Learning to let go.
Something that we hear often and practice regularly when trying to live a life bent to Jesus. But it’s hard. Not just sometimes, but all the time. And of all the times I have learned to let go and all the times I will in the future, it’s in the present day that my momma heart is being broken in two.
Why? Because right now I am learning to let go of some difficult things our oldest child, my beautiful Hannah, has been experiencing in life. Those hard life lessons that happen to those (like Hannah) who are a breath of fresh air in this fallen world.
I am sharing a candid letter I wrote to my baby girl just last week with all of you. Friends, I pray that this letter will encourage someone who is going through this exact thing, right now. While it is so hard to see our babies hurting, we have to learn to let go.
Words cannot properly express the love I felt for you the moment I realized your life was forming in my womb. I will never forget the time we spent together as God was molding your life right inside of mine. I will never forget the moment that I realized how His love was being multiplied in the physical presence of your tiny growing body – a creation of love between Father and child – husband and wife – mother and daughter. It was during this time of extreme joy and life creating inside of me that God gently reminded me that you were His, and I needed to learn to let go.

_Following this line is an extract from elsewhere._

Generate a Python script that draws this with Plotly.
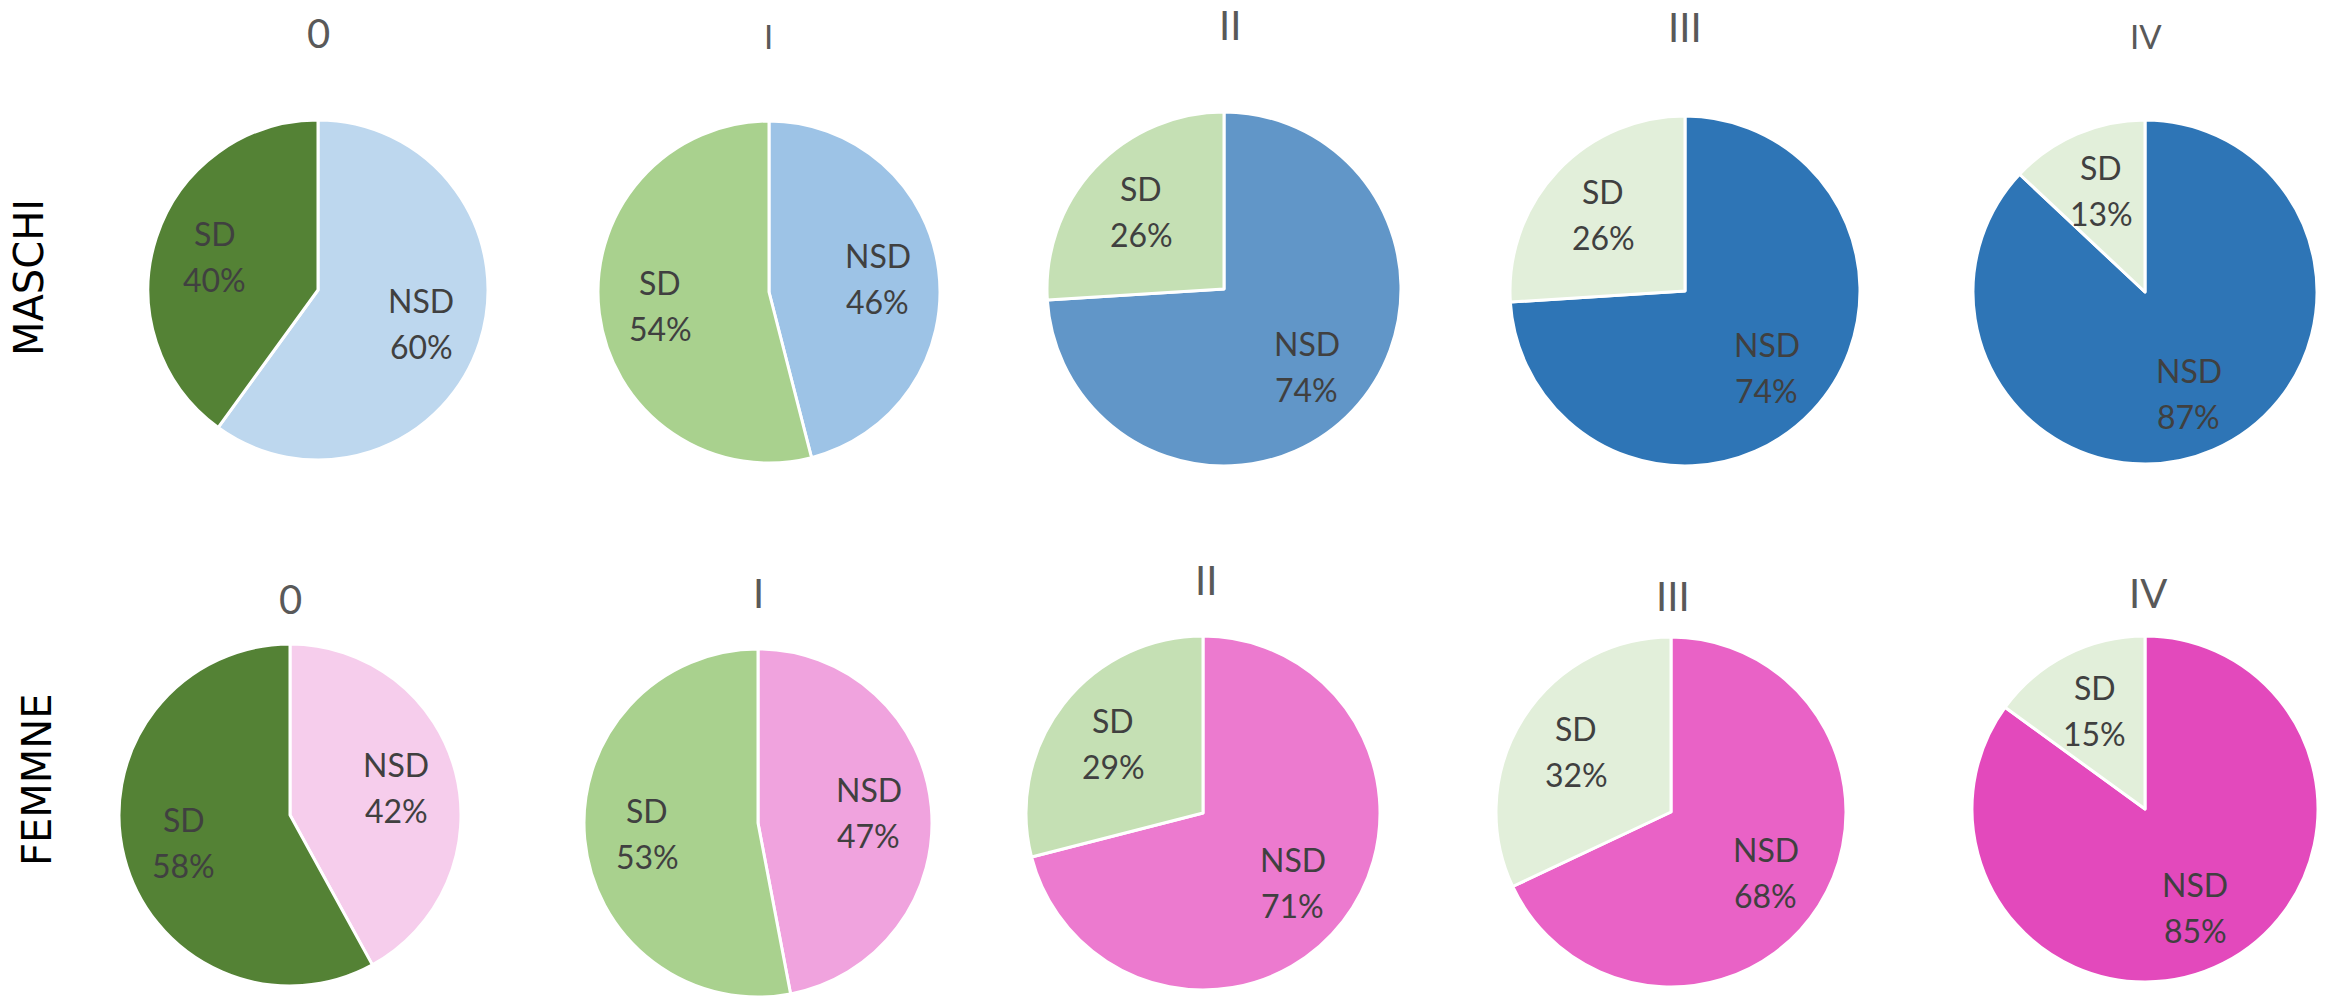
import math
import plotly.graph_objects as go

# Stage categories and slice labels
stages = ["0", "I", "II", "III", "IV"]
slice_labels = ["NSD", "SD"]

# Percentages per stage (NSD, SD)
maschi_nsd = [60, 46, 74, 74, 87]
maschi_sd = [40, 54, 26, 26, 13]
femmine_nsd = [42, 47, 71, 68, 85]
femmine_sd = [58, 53, 29, 32, 15]

row_titles = ["MASCHI", "FEMMNE"]

# Slice colours per stage
sd_colors = ["#548235", "#A9D18E", "#C5E0B4", "#E2EFDA", "#E2EFDA"]
maschi_nsd_colors = ["#BDD7EE", "#9DC3E6", "#6196C8", "#2E75B6", "#2E75B6"]
femmine_nsd_colors = ["#F6CDEC", "#F0A3DE", "#EC7ACF", "#E962C6", "#E349BC"]

W, H = 2330, 998

# Pie centres and radii in pixels (cx, cy, r)
top_geom = [(318, 290, 170), (769, 292, 171), (1224, 289, 177), (1685, 291, 175), (2145, 292, 172)]
bot_geom = [(290, 815, 171), (758, 823, 174), (1203, 813, 177), (1671, 812, 175), (2145, 809, 173)]

# Stage title positions (x, y, font size)
top_titles = [(318, 33, 40), (768, 36, 33), (1230, 25, 40), (1685, 27, 40), (2146, 36, 33)]
bot_titles = [(290, 599, 40), (758, 593, 40), (1206, 580, 40), (1673, 596, 40), (2148, 593, 40)]

LABEL_FONT = dict(family="Lato", size=32, color="#404040")
LABEL_RADIUS = 0.64   # label distance from centre, as a fraction of the radius
LINE_GAP = 23         # half the distance between the two label lines, px


def domain(cx, cy, r):
    y0 = max(0.0, 1 - (cy + r) / H)
    y1 = min(1.0, 1 - (cy - r) / H)
    return dict(x=[(cx - r) / W, (cx + r) / W], y=[y0, y1])


def slice_label_annotations(values, cx, cy, r):
    """Two-line labels (name / percent) placed on each slice's bisector."""
    out = []
    total = sum(values)
    start = 0.0
    for name, v in zip(slice_labels, values):
        sweep = 360.0 * v / total
        mid = math.radians(start + sweep / 2)   # clockwise from 12 o'clock
        start += sweep
        x = cx + LABEL_RADIUS * r * math.sin(mid)
        y = cy - LABEL_RADIUS * r * math.cos(mid)
        pct = f"{round(100 * v / total)}%"
        for txt, dy in ((name, -LINE_GAP), (pct, LINE_GAP)):
            out.append(dict(
                text=txt, x=x / W, y=1 - (y + dy) / H, xref="paper", yref="paper",
                xanchor="center", yanchor="middle", showarrow=False, font=LABEL_FONT,
            ))
    return out


fig = go.Figure()
annotations = []

rows = [
    (maschi_nsd, maschi_sd, maschi_nsd_colors, top_geom),
    (femmine_nsd, femmine_sd, femmine_nsd_colors, bot_geom),
]

for nsd, sd, nsd_cols, geom in rows:
    for i in range(len(stages)):
        vals = [nsd[i], sd[i]]
        fig.add_trace(go.Pie(
            labels=slice_labels,
            values=vals,
            sort=False,
            direction="clockwise",
            rotation=0,
            marker=dict(colors=[nsd_cols[i], sd_colors[i]], line=dict(color="white", width=3)),
            textinfo="none",
            hoverinfo="label+percent",
            showlegend=False,
            domain=domain(*geom[i]),
        ))
        annotations += slice_label_annotations(vals, *geom[i])

for titles in (top_titles, bot_titles):
    for name, (x, y, s) in zip(stages, titles):
        annotations.append(dict(
            text=name, x=x / W, y=1 - y / H, xref="paper", yref="paper",
            xanchor="center", yanchor="middle", showarrow=False,
            font=dict(family="Lato", size=s, color="#595959"),
        ))

for name, (x, y) in zip(row_titles, [(29, 278), (37, 780)]):
    annotations.append(dict(
        text=name, x=x / W, y=1 - y / H, xref="paper", yref="paper",
        xanchor="center", yanchor="middle", showarrow=False, textangle=-90,
        font=dict(family="DejaVu Sans", size=40, color="#000000"),
    ))

fig.update_layout(
    width=W, height=H,
    margin=dict(l=0, r=0, t=0, b=0),
    paper_bgcolor="white",
    plot_bgcolor="white",
    annotations=annotations,
)

fig.write_html("out.html")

But how? How could I begin to let go of something that I loved so very much? Something that I couldn’t even see yet? How could I let go of the one thing that symbolized the ultimate union of God and man, husband and wife? How?
I’ll never forget when God gave me this scripture as I was praying to Him through my tears, trying desperately to understand what exactly He was asking me to do:
He that loveth father or mother more than me is not worthy of me: and he that loveth son or daughter more than me is not worthy of me. (Matthew 10:37 KJV)
It was in these words that I meditated on day and night He told me just what letting go really is. Letting go is trusting that God will always love you more than I do. Letting go is allowing Him to teach me how to parent you as unto Him. Letting go is trusting that in His sovereign creation of you that He ultimately knows what you need and how to provide it for you. Letting go is realizing that I didn’t know how to give nor receive love until He loved me first. Letting go is allowing God to be first in my life so that His love may flow through me – not only to you – but to everyone He desires to put in my path. Letting go is the ultimate obedience I can display in a life bent towards Him, recognizing Him as the Supreme authority in my life, showing you who He is, ultimately leading you to Him.
And while these words are easy to write, they are not as easy to do. I try my best to live a life bent to Christ, but I fail. But in His goodness and mercy, He forgives me. Not because I am good, but because He is good, and because I let go. I let it all go to follow Him. This, my dear Hannah is what it’s all about. No matter how much it hurts my momma heart as He is asking me to release you with even more depth into His trusting hand – I have learned to let go. That which I let go, my faithful Father will sustain in His mighty hand, giving me a peace that cannot be earned nor purchased. But only the simple (but oh so hard) act of letting go can produce this peace I have in my heart as I watch you grow and blossom into the beautiful light that you are.
And while you’ve been deeply hurt by the lies of the enemy and cut by those who are unaware of your Father’s truth, I am learning to let go. I let go of the anger and judgement and ugly words that try to fill my heart and mind. I let go of the lie that no one loves you as much as I do – because there is One who loves you even more. I will always be your advocate, my dear Hannah, but more importantly I will do my very best each day to let you go and release you into His hand that ultimately leads to His plan for your life. Because I love you. I love you so much that I am willing to give you to Him, over and over again. Let Him be your comfort during these hard times. Yes, I am here for you and will hold you and pray for you and love you. But the very best thing I can do for you? Is let go.
Loving you through His sustaining grace,
Your Very Grateful Mom
I am praying for you right now, dear momma, the one who has a heavy heart as she learns in every season of life to let go. I know that it isn’t easy, and I want you to know that I care about you and am praying for you. My heart is aligned with yours and we’re in this together. Let’s continue to give it all to Jesus, the center of our hope and anchor of our salvation!